> [EXERCISE DESCRIPTION]:
Gather all lines in the data that hold the string "this".

> [RECORDED INFORMATION]:
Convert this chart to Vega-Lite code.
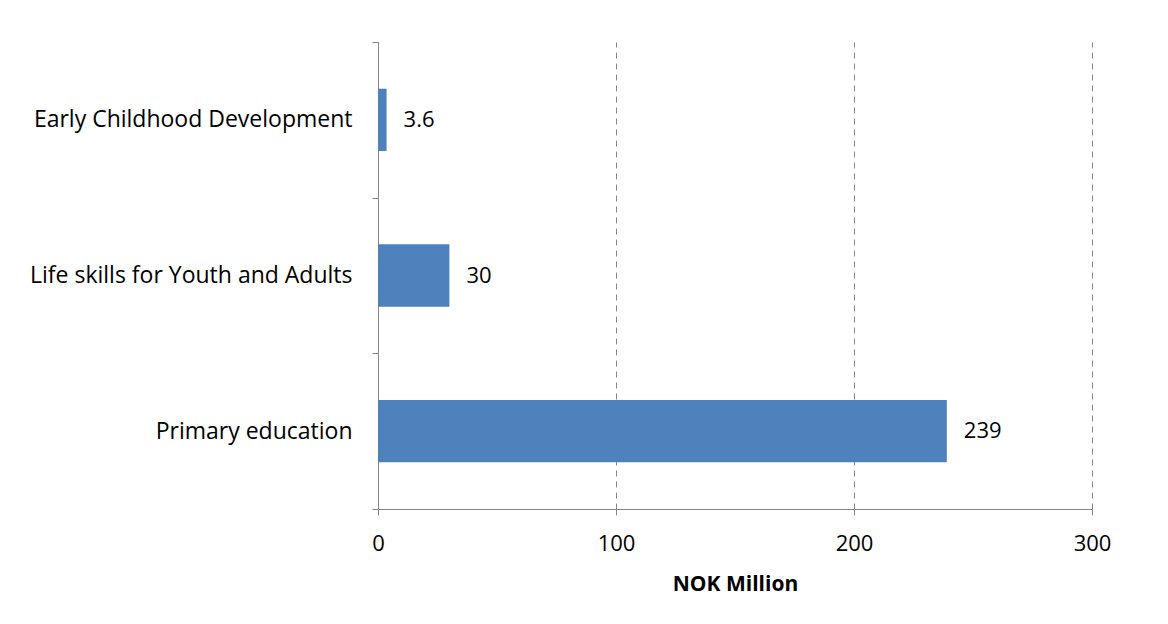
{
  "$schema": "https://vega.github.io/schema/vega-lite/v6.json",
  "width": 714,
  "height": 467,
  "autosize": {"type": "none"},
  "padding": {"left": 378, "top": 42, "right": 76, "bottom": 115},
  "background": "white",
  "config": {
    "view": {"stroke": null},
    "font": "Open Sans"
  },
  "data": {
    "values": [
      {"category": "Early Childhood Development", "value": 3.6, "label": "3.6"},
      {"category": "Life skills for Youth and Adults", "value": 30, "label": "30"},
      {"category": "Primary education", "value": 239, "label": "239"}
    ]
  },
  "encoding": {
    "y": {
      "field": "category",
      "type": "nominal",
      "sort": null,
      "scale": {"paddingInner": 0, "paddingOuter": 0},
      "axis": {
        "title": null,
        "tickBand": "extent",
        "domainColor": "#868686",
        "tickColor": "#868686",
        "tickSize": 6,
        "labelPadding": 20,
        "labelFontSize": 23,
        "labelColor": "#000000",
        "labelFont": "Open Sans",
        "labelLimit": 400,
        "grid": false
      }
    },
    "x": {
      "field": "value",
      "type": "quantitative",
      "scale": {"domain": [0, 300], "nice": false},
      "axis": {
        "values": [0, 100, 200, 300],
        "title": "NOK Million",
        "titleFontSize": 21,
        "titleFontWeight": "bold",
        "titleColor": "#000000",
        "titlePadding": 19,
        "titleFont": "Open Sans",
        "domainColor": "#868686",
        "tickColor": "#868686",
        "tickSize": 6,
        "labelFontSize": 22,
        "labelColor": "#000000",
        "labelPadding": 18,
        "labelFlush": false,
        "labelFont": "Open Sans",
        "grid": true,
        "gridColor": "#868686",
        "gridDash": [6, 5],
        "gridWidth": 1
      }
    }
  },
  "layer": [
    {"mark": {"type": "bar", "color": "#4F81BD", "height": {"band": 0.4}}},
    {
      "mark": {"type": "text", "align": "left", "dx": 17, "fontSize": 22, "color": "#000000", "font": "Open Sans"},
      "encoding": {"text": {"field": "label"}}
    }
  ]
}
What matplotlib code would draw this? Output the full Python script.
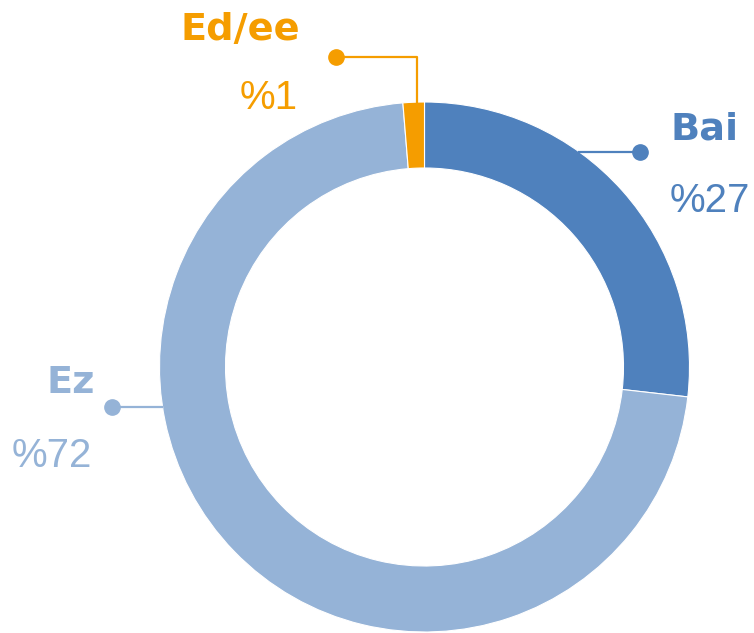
--
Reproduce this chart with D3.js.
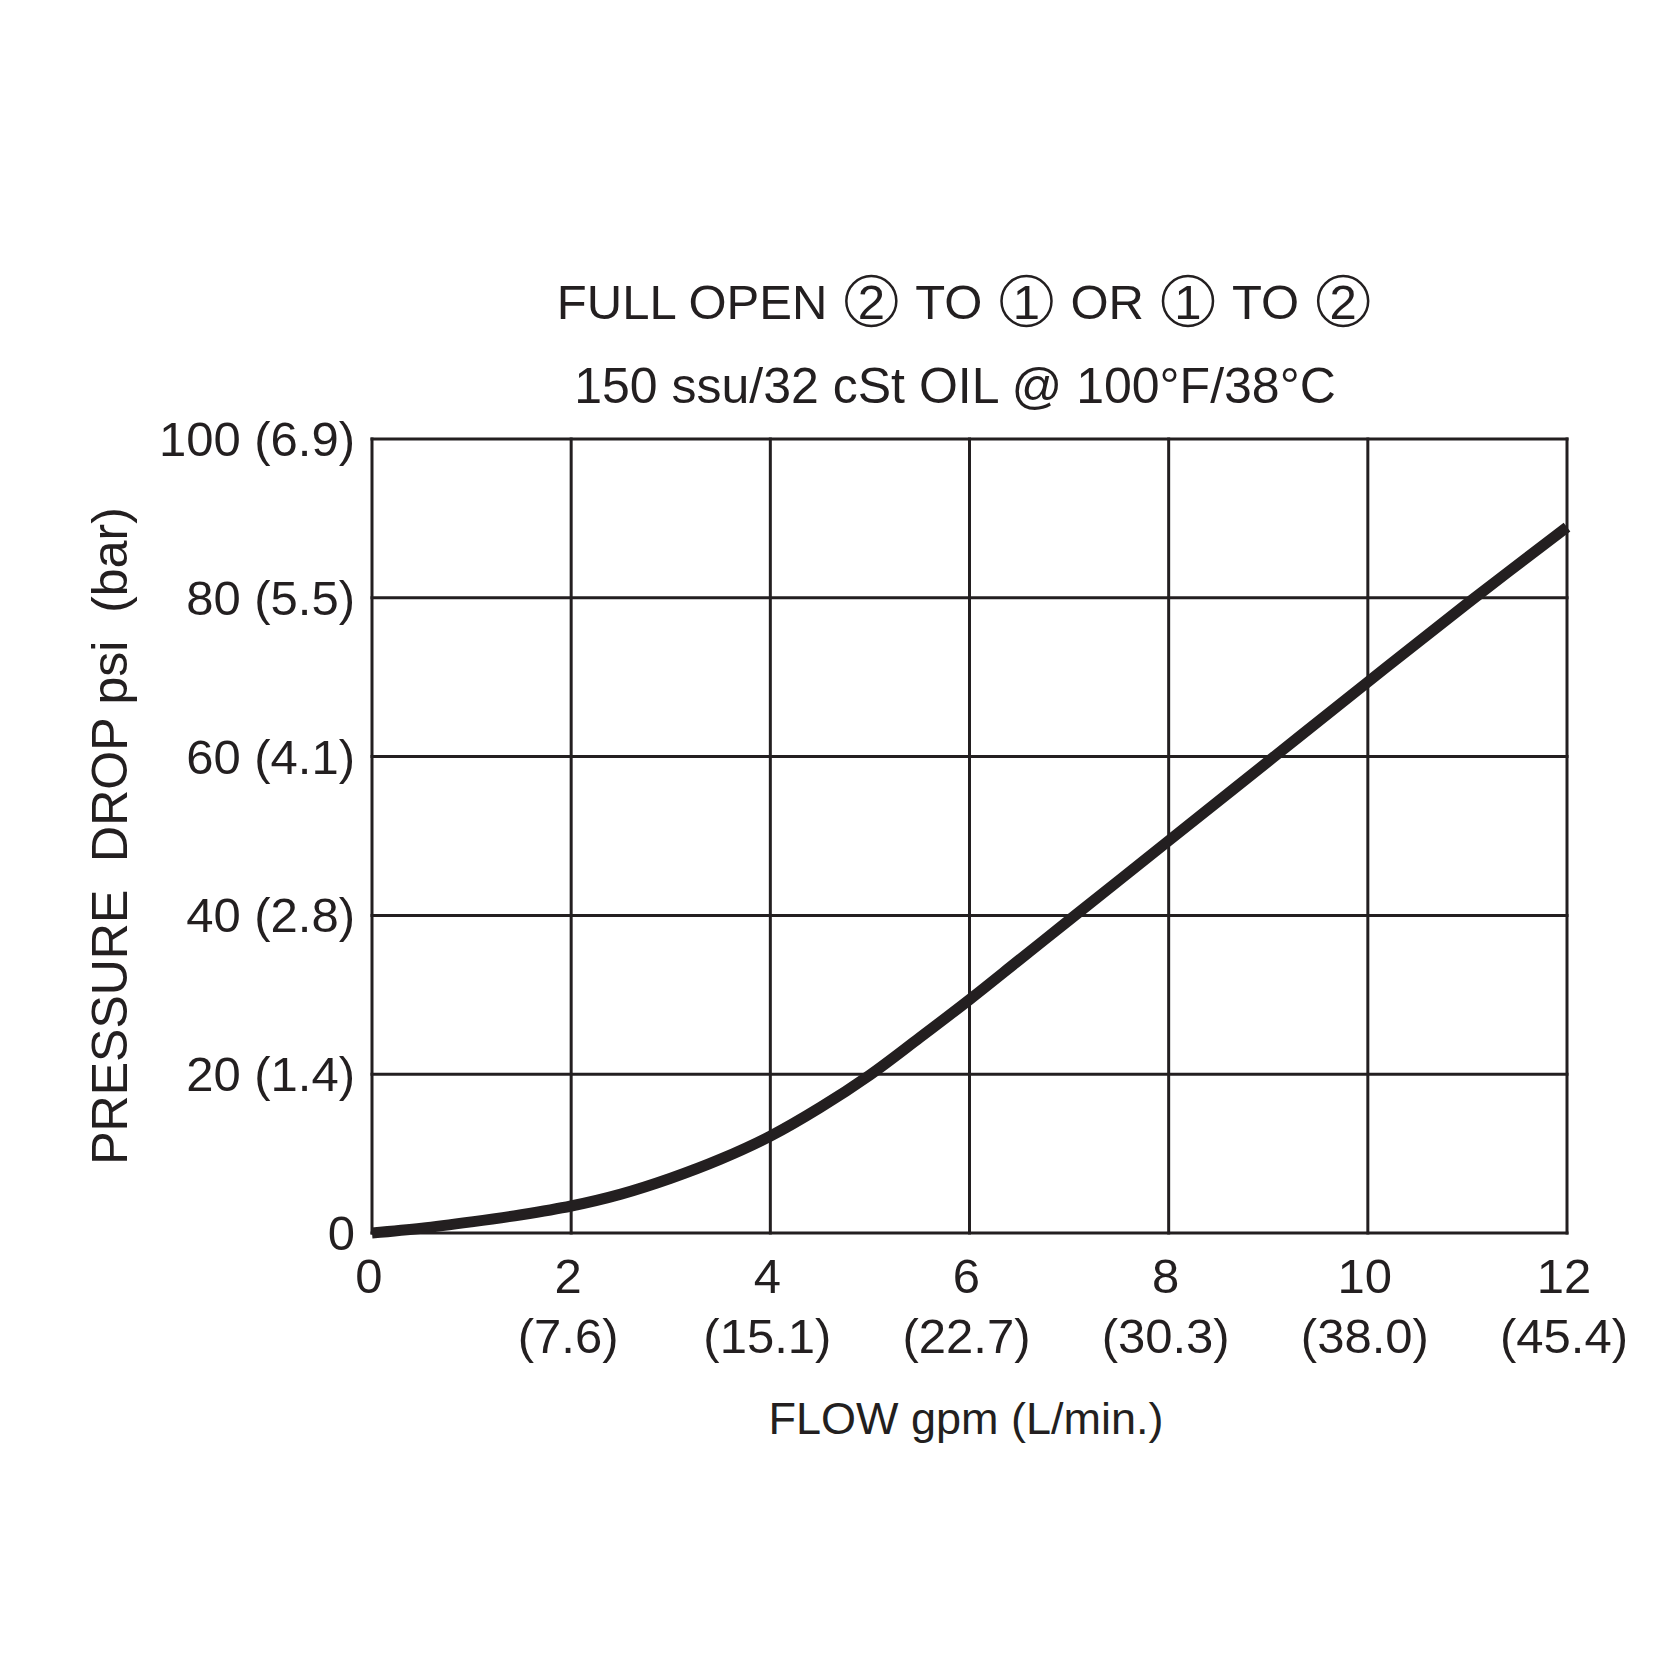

> [TASK SOLUTION]:
Convert this chart to Vega-Lite code.
What matplotlib code would draw this? Output the full Python script.
Reproduce this chart with D3.js.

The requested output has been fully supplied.